- _Problem statement_
Produce an exact copy of all the data below, dropping every image.

- _Data excerpt_
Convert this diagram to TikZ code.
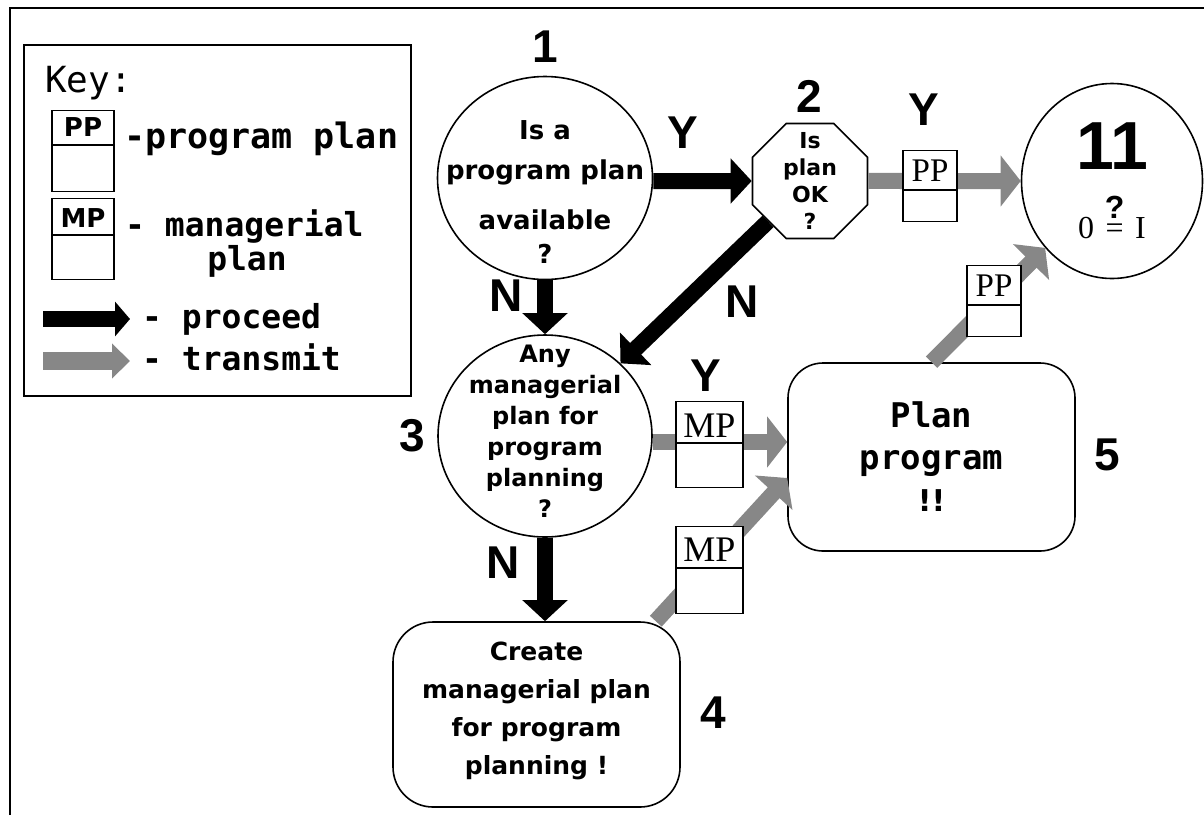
\documentclass[tikz,border=0pt]{standalone}
\usepackage{fontspec}
\setmainfont{DejaVu Sans}
\newfontfamily\stepfont{DejaVu Sans}
\newfontfamily\keyfont{DejaVu Sans Mono}
\newfontfamily\docfont{Liberation Serif}
\newfontfamily\numfont{Liberation Sans}
\usetikzlibrary{arrows.meta,shapes.geometric,shapes.multipart}

\tikzset{
  frameline/.style={line width=2pt},
  question/.style={ellipse, draw, line width=1.6pt, fill=white, text=black,
    inner xsep=-40pt, inner ysep=-30pt, align=center},
  process/.style={rectangle, draw, line width=1.6pt, fill=white, align=center, inner sep=0pt},
  docbox/.style={rectangle split, rectangle split parts=2, draw=black, fill=white,
    line width=1.6pt, inner sep=0pt, text=black},
  numlabel/.style={inner sep=0pt, font=\numfont\bfseries\fontsize{46}{46}\selectfont},
  branch/.style={inner sep=0pt, font=\numfont\bfseries\fontsize{46}{46}\selectfont},
  keytext/.style={inner sep=0pt, font=\keyfont\bfseries\fontsize{33}{33}\selectfont},
  proceed/.style={draw=black, line width=16pt, -{Triangle[width=44pt,length=21pt]}},
  transmit/.style={draw=black!47, line width=16pt, -{Triangle[width=50pt,length=20pt]}},
}

\begin{document}
\begin{tikzpicture}[x=1pt,y=-1pt]
\useasboundingbox (0,0) rectangle (1204,815);

% page frame
\draw[frameline] (10,815) -- (10,8) -- (1204,8);

% ---------- key ----------
\node[draw, line width=2pt, minimum width=387pt, minimum height=351pt, inner sep=0pt] (key) at (217.5,220.5) {};
\node[inner sep=0pt, anchor=base west, font=\keyfont\fontsize{36}{36}\selectfont] (keytitle) at (45,92) {Key:};
\node[docbox] (keypp) at (83,151)
  {\stepfont\bfseries\fontsize{26}{26}\selectfont\rule[-8pt]{0pt}{33pt}PP\nodepart{two}\makebox[62pt]{\rule{0pt}{45pt}}};
\node[docbox] (keymp) at (83,239)
  {\stepfont\bfseries\fontsize{26}{26}\selectfont\rule[-7pt]{0pt}{35pt}MP\nodepart{two}\makebox[62pt]{\rule{0pt}{43pt}}};
\node[keytext, anchor=base west, font=\keyfont\bfseries\fontsize{35}{35}\selectfont] (keypptext) at (124,148) {-program plan};
\node[keytext, anchor=base west] (keymptext) at (125,236) {- managerial};
\node[keytext, anchor=base] (keymptext2) at (247,270) {plan};
\coordinate (kp0) at (43,319);
\coordinate (kp1) at (130,319);
\draw[draw=black, line width=16pt, -{Triangle[width=34pt,length=15pt]}] (kp0) -- (kp1);
\node[keytext, anchor=base west] (keyproceed) at (142,328) {- proceed};
\coordinate (kt0) at (43,361);
\coordinate (kt1) at (130,361);
\draw[draw=black!47, line width=18pt, -{Triangle[width=34pt,length=18pt]}] (kt0) -- (kt1);
\node[keytext, anchor=base west] (keytransmit) at (142,370) {- transmit};

% ---------- steps ----------
\node[question, minimum width=215pt, minimum height=203pt,
      font=\stepfont\bfseries\fontsize{26}{40}\selectfont] (c1) at (545,178)
  {\rule{0pt}{46pt}Is a\\program plan\\[10pt]available\\[-6pt]?};

\node[regular polygon, regular polygon sides=8, draw, line width=1.6pt, fill=white,
      minimum size=124.5pt, inner sep=-20pt, align=center,
      font=\stepfont\bfseries\fontsize{22}{27}\selectfont] (oct) at (810,181)
  {Is\\plan\\OK\\?};

\node[question, minimum width=181pt, minimum height=195pt, inner xsep=-20pt, inner ysep=-25pt,
      font=\fontsize{20}{20}\selectfont] (c11) at (1112,181)
  {{\numfont\bfseries\fontsize{68}{68}\selectfont 11}\\[24pt]%
   {\docfont\fontsize{32}{32}\selectfont 0\,\,$\stackrel{\raisebox{4pt}{\numfont\bfseries\fontsize{32}{32}\selectfont ?}}{\mbox{=}}$\,\,I}};

\node[question, minimum width=214pt, minimum height=202pt,
      font=\stepfont\bfseries\fontsize{24}{31}\selectfont] (c3) at (545,436)
  {Any\\managerial\\plan for\\program\\planning\\?\rule[-9pt]{0pt}{9pt}};

\node[process, minimum width=287pt, minimum height=185pt, rounded corners=40pt,
      font=\stepfont\bfseries\fontsize{25}{38}\selectfont] (b4) at (536.5,714.5)
  {Create\\managerial plan\\for program\\planning !\rule[-12pt]{0pt}{12pt}};

\node[process, minimum width=287pt, minimum height=188pt, rounded corners=35pt,
      font=\keyfont\bfseries\fontsize{34}{42}\selectfont] (b5) at (931.5,457)
  {Plan\\program\\{\stepfont\bfseries\fontsize{30}{30}\selectfont !!}};

% step numbers
\node[numlabel] (n1) at (545,47) {1};
\node[numlabel] (n2) at (809,96) {2};
\node[numlabel] (n3) at (412,436) {3};
\node[numlabel] (n4) at (713,713) {4};
\node[numlabel] (n5) at (1107,455) {5};

% ---------- proceed arrows ----------
\draw[proceed] (c1.east |- oct) -- (oct);
\draw[proceed] (c1) -- (c3);
\draw[proceed] (oct) -- (c3);
\draw[proceed] (c3.south) -- (c3.south |- b4.north);

% ---------- transmit arrows ----------
\coordinate (s35) at ([yshift=-6pt]c3.east);
\coordinate (s45) at ([xshift=-25pt]b4.north east);
\coordinate (t45) at ([yshift=-21pt]b5.west);
\draw[transmit] (oct) -- (c11);
\draw[transmit] (s35) -- (s35 -| b5.west);
\draw[transmit] (s45) -- (t45);
\draw[transmit] (b5.north) -- (c11.225);

% plans carried along the transmit arrows
\node[docbox] (pp1) at (930,186)
  {\docfont\fontsize{33}{33}\selectfont\rule[-8pt]{0pt}{38pt}PP\nodepart{two}\makebox[54pt]{\rule{0pt}{30pt}}};
\node[docbox] (pp2) at (994,301)
  {\docfont\fontsize{33}{33}\selectfont\rule[-8pt]{0pt}{38pt}PP\nodepart{two}\makebox[54pt]{\rule{0pt}{30pt}}};
\node[docbox] (mp1) at (709.5,444.5)
  {\docfont\fontsize{36}{36}\selectfont\rule[-5pt]{0pt}{40pt}MP\nodepart{two}\makebox[67pt]{\rule{0pt}{43pt}}};
\node[docbox] (mp2) at (709.5,570)
  {\docfont\fontsize{36}{36}\selectfont\rule[-6pt]{0pt}{40pt}MP\nodepart{two}\makebox[67pt]{\rule{0pt}{44pt}}};

% branch labels
\node[branch] (y12) at (683,133) {Y};
\node[branch] (y211) at (924,110) {Y};
\node[branch] (y35) at (706,376) {Y};
\node[branch] (n13) at (506,296) {N};
\node[branch] (n23) at (742,302) {N};
\node[branch] (n34) at (503,563) {N};
\end{tikzpicture}
\end{document}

- _Task solution_
Convert this diagram to TikZ code.
\documentclass[tikz,border=0pt]{standalone}
\usepackage{fontspec}
\setmainfont{DejaVu Sans}
\newfontfamily\stepfont{DejaVu Sans}
\newfontfamily\keyfont{DejaVu Sans Mono}
\newfontfamily\docfont{Liberation Serif}
\newfontfamily\numfont{Liberation Sans}
\usetikzlibrary{arrows.meta,shapes.geometric,shapes.multipart}

\tikzset{
  frameline/.style={line width=2pt},
  question/.style={ellipse, draw, line width=1.6pt, fill=white, text=black,
    inner xsep=-40pt, inner ysep=-30pt, align=center},
  process/.style={rectangle, draw, line width=1.6pt, fill=white, align=center, inner sep=0pt},
  docbox/.style={rectangle split, rectangle split parts=2, draw=black, fill=white,
    line width=1.6pt, inner sep=0pt, text=black},
  numlabel/.style={inner sep=0pt, font=\numfont\bfseries\fontsize{46}{46}\selectfont},
  branch/.style={inner sep=0pt, font=\numfont\bfseries\fontsize{46}{46}\selectfont},
  keytext/.style={inner sep=0pt, font=\keyfont\bfseries\fontsize{33}{33}\selectfont},
  proceed/.style={draw=black, line width=16pt, -{Triangle[width=44pt,length=21pt]}},
  transmit/.style={draw=black!47, line width=16pt, -{Triangle[width=50pt,length=20pt]}},
}

\begin{document}
\begin{tikzpicture}[x=1pt,y=-1pt]
\useasboundingbox (0,0) rectangle (1204,815);

% page frame
\draw[frameline] (10,815) -- (10,8) -- (1204,8);

% ---------- key ----------
\node[draw, line width=2pt, minimum width=387pt, minimum height=351pt, inner sep=0pt] (key) at (217.5,220.5) {};
\node[inner sep=0pt, anchor=base west, font=\keyfont\fontsize{36}{36}\selectfont] (keytitle) at (45,92) {Key:};
\node[docbox] (keypp) at (83,151)
  {\stepfont\bfseries\fontsize{26}{26}\selectfont\rule[-8pt]{0pt}{33pt}PP\nodepart{two}\makebox[62pt]{\rule{0pt}{45pt}}};
\node[docbox] (keymp) at (83,239)
  {\stepfont\bfseries\fontsize{26}{26}\selectfont\rule[-7pt]{0pt}{35pt}MP\nodepart{two}\makebox[62pt]{\rule{0pt}{43pt}}};
\node[keytext, anchor=base west, font=\keyfont\bfseries\fontsize{35}{35}\selectfont] (keypptext) at (124,148) {-program plan};
\node[keytext, anchor=base west] (keymptext) at (125,236) {- managerial};
\node[keytext, anchor=base] (keymptext2) at (247,270) {plan};
\coordinate (kp0) at (43,319);
\coordinate (kp1) at (130,319);
\draw[draw=black, line width=16pt, -{Triangle[width=34pt,length=15pt]}] (kp0) -- (kp1);
\node[keytext, anchor=base west] (keyproceed) at (142,328) {- proceed};
\coordinate (kt0) at (43,361);
\coordinate (kt1) at (130,361);
\draw[draw=black!47, line width=18pt, -{Triangle[width=34pt,length=18pt]}] (kt0) -- (kt1);
\node[keytext, anchor=base west] (keytransmit) at (142,370) {- transmit};

% ---------- steps ----------
\node[question, minimum width=215pt, minimum height=203pt,
      font=\stepfont\bfseries\fontsize{26}{40}\selectfont] (c1) at (545,178)
  {\rule{0pt}{46pt}Is a\\program plan\\[10pt]available\\[-6pt]?};

\node[regular polygon, regular polygon sides=8, draw, line width=1.6pt, fill=white,
      minimum size=124.5pt, inner sep=-20pt, align=center,
      font=\stepfont\bfseries\fontsize{22}{27}\selectfont] (oct) at (810,181)
  {Is\\plan\\OK\\?};

\node[question, minimum width=181pt, minimum height=195pt, inner xsep=-20pt, inner ysep=-25pt,
      font=\fontsize{20}{20}\selectfont] (c11) at (1112,181)
  {{\numfont\bfseries\fontsize{68}{68}\selectfont 11}\\[24pt]%
   {\docfont\fontsize{32}{32}\selectfont 0\,\,$\stackrel{\raisebox{4pt}{\numfont\bfseries\fontsize{32}{32}\selectfont ?}}{\mbox{=}}$\,\,I}};

\node[question, minimum width=214pt, minimum height=202pt,
      font=\stepfont\bfseries\fontsize{24}{31}\selectfont] (c3) at (545,436)
  {Any\\managerial\\plan for\\program\\planning\\?\rule[-9pt]{0pt}{9pt}};

\node[process, minimum width=287pt, minimum height=185pt, rounded corners=40pt,
      font=\stepfont\bfseries\fontsize{25}{38}\selectfont] (b4) at (536.5,714.5)
  {Create\\managerial plan\\for program\\planning !\rule[-12pt]{0pt}{12pt}};

\node[process, minimum width=287pt, minimum height=188pt, rounded corners=35pt,
      font=\keyfont\bfseries\fontsize{34}{42}\selectfont] (b5) at (931.5,457)
  {Plan\\program\\{\stepfont\bfseries\fontsize{30}{30}\selectfont !!}};

% step numbers
\node[numlabel] (n1) at (545,47) {1};
\node[numlabel] (n2) at (809,96) {2};
\node[numlabel] (n3) at (412,436) {3};
\node[numlabel] (n4) at (713,713) {4};
\node[numlabel] (n5) at (1107,455) {5};

% ---------- proceed arrows ----------
\draw[proceed] (c1.east |- oct) -- (oct);
\draw[proceed] (c1) -- (c3);
\draw[proceed] (oct) -- (c3);
\draw[proceed] (c3.south) -- (c3.south |- b4.north);

% ---------- transmit arrows ----------
\coordinate (s35) at ([yshift=-6pt]c3.east);
\coordinate (s45) at ([xshift=-25pt]b4.north east);
\coordinate (t45) at ([yshift=-21pt]b5.west);
\draw[transmit] (oct) -- (c11);
\draw[transmit] (s35) -- (s35 -| b5.west);
\draw[transmit] (s45) -- (t45);
\draw[transmit] (b5.north) -- (c11.225);

% plans carried along the transmit arrows
\node[docbox] (pp1) at (930,186)
  {\docfont\fontsize{33}{33}\selectfont\rule[-8pt]{0pt}{38pt}PP\nodepart{two}\makebox[54pt]{\rule{0pt}{30pt}}};
\node[docbox] (pp2) at (994,301)
  {\docfont\fontsize{33}{33}\selectfont\rule[-8pt]{0pt}{38pt}PP\nodepart{two}\makebox[54pt]{\rule{0pt}{30pt}}};
\node[docbox] (mp1) at (709.5,444.5)
  {\docfont\fontsize{36}{36}\selectfont\rule[-5pt]{0pt}{40pt}MP\nodepart{two}\makebox[67pt]{\rule{0pt}{43pt}}};
\node[docbox] (mp2) at (709.5,570)
  {\docfont\fontsize{36}{36}\selectfont\rule[-6pt]{0pt}{40pt}MP\nodepart{two}\makebox[67pt]{\rule{0pt}{44pt}}};

% branch labels
\node[branch] (y12) at (683,133) {Y};
\node[branch] (y211) at (924,110) {Y};
\node[branch] (y35) at (706,376) {Y};
\node[branch] (n13) at (506,296) {N};
\node[branch] (n23) at (742,302) {N};
\node[branch] (n34) at (503,563) {N};
\end{tikzpicture}
\end{document}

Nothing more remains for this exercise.